# Bert Large Portuguese Cased Model

## Load the Dataset and Preprocess


In [None]:
from datasets import load_dataset
from transformers import AutoTokenizer, AutoModelForSequenceClassification, TrainingArguments, Trainer, DataCollatorWithPadding
import torch
import numpy as np
from sklearn.metrics import f1_score


# Load your dataset
ds = load_dataset("higopires/RePro-categories-multilabel")

def filter_inadequada(example):
    return example["INADEQUADA"] == 0

ds = ds.filter(filter_inadequada)


# Preprocessing
model_name = "neuralmind/bert-large-portuguese-cased"
tokenizer = AutoTokenizer.from_pretrained(model_name)

def preprocess_function(sample):
    tokenized = tokenizer(sample["review_text"], truncation=True, padding=True, max_length=512)
    labels = []
    for i in range(len(sample["review_text"])):
        label_row = [
            float(sample["ENTREGA"][i]),
            float(sample["OUTROS"][i]),
            float(sample["PRODUTO"][i]),
            float(sample["CONDICOESDERECEBIMENTO"][i]),
            float(sample["ANUNCIO"][i])
        ]
        labels.append(label_row)
    tokenized["labels"] = labels
    return tokenized

tokenized_dataset = ds.map(preprocess_function, batched=True)

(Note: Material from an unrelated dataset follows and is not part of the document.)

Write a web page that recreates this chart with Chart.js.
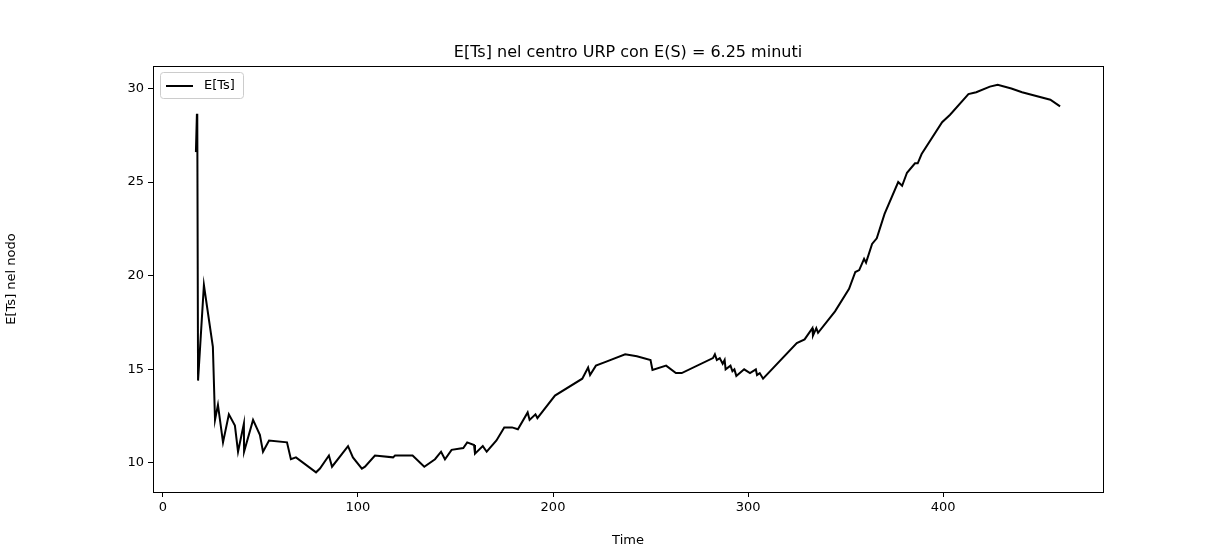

tokenized_dataset["train"] = tokenized_dataset["train"].select(range(4000))
tokenized_dataset["validation"] = tokenized_dataset["validation"].select(range(400))
tokenized_dataset["test"] = tokenized_dataset["test"].select(range(400))


  from .autonotebook import tqdm as notebook_tqdm


## Load the Model

In [2]:
model = AutoModelForSequenceClassification.from_pretrained(
    model_name, num_labels=5, problem_type="multi_label_classification", ignore_mismatched_sizes=True
)

Some weights of BertForSequenceClassification were not initialized from the model checkpoint at neuralmind/bert-large-portuguese-cased and are newly initialized: ['classifier.bias', 'classifier.weight']
You should probably TRAIN this model on a down-stream task to be able to use it for predictions and inference.


## Training Setup


In [None]:
training_args = TrainingArguments(
    output_dir="./resultsTransformer",
    learning_rate=3e-5,
    per_device_train_batch_size=16,
    per_device_eval_batch_size=16,
    num_train_epochs=5,
    weight_decay=0.01,
    eval_strategy="epoch",
    save_strategy="epoch",
    load_best_model_at_end=True,
    fp16=True,
    save_total_limit=2,
    
)
data_collator = DataCollatorWithPadding(tokenizer=tokenizer)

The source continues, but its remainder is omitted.